The U.S. Army's top officials said Tuesday that the service is considering redesigning its formations to build new fighting units for the complex battlefields of the future.

The Army's multi-domain task forces could be the size of divisions rather than the standard brigade combat team structure, Secretary of the Army Mark Esper told an audience at the Brookings Institution.

Part of those task forces will likely be made up of Intelligence, Information, Cyber, Electronic Warfare and Space (I2CEWS) battalions, experimental units stood up about a year ago, Esper said.

These specialized battalions are designed to enable U.S. forces to disrupt, deny and degrade enemy capabilities in combat, Army officials say.

"It's very exciting what they are doing; it's showing a lot of capability," Esper said, describing how the units have been conducting exercises in the Pacific.

As the Army finalizes its Multi-Domain Operations doctrine, Army Futures Command will spend the next year to 18 months "looking through all the scenarios of future warfare, what the environments might look like in 2030, what potential adversaries may field [and] how will they will field it," he said.

At the end of that wargaming exercise, "it is going to spit out a new war-fighting construct and what will inform us whether in the future we fight as BCTs at the division level. Maybe we fight at some new level of command that we just haven't thought of yet," Esper said. "It will also tell us how many companies and battalions in each."

If the Army's formations end up changing, the service may have to adjust how it approaches procurement as well, he said.

"For example, in the Army I grew up in, we had a much more robust nuclear, biological, chemical [NBC] capability; we had more robust artillery and we had more robust electronic warfare [EW]," said Esper, who served in the first Gulf War. "I do see those things going back into our formations.

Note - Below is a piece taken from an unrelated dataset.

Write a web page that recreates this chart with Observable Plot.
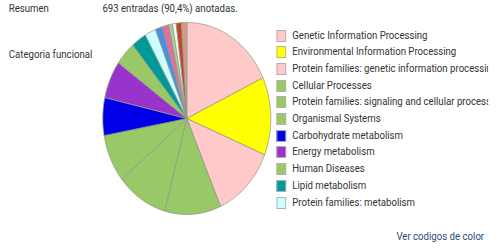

That is going to drive new thinking about how do we have robust EW, NBC, etc."

The same will be true for cyber capabilities, he said. The Army currently plans to have cyber units at the brigade, division and corps level.

"That may continue to flesh itself out as we continue to run these wargames. They may say, 'Well, battalions may need cyber,'" Esper said. "Then we need to change the force and bring in more soldiers to do cyber, so it is going to change a lot. This next 12-to-18 months as we flesh it out ... it will really inform where we go in terms of the formations of the Army."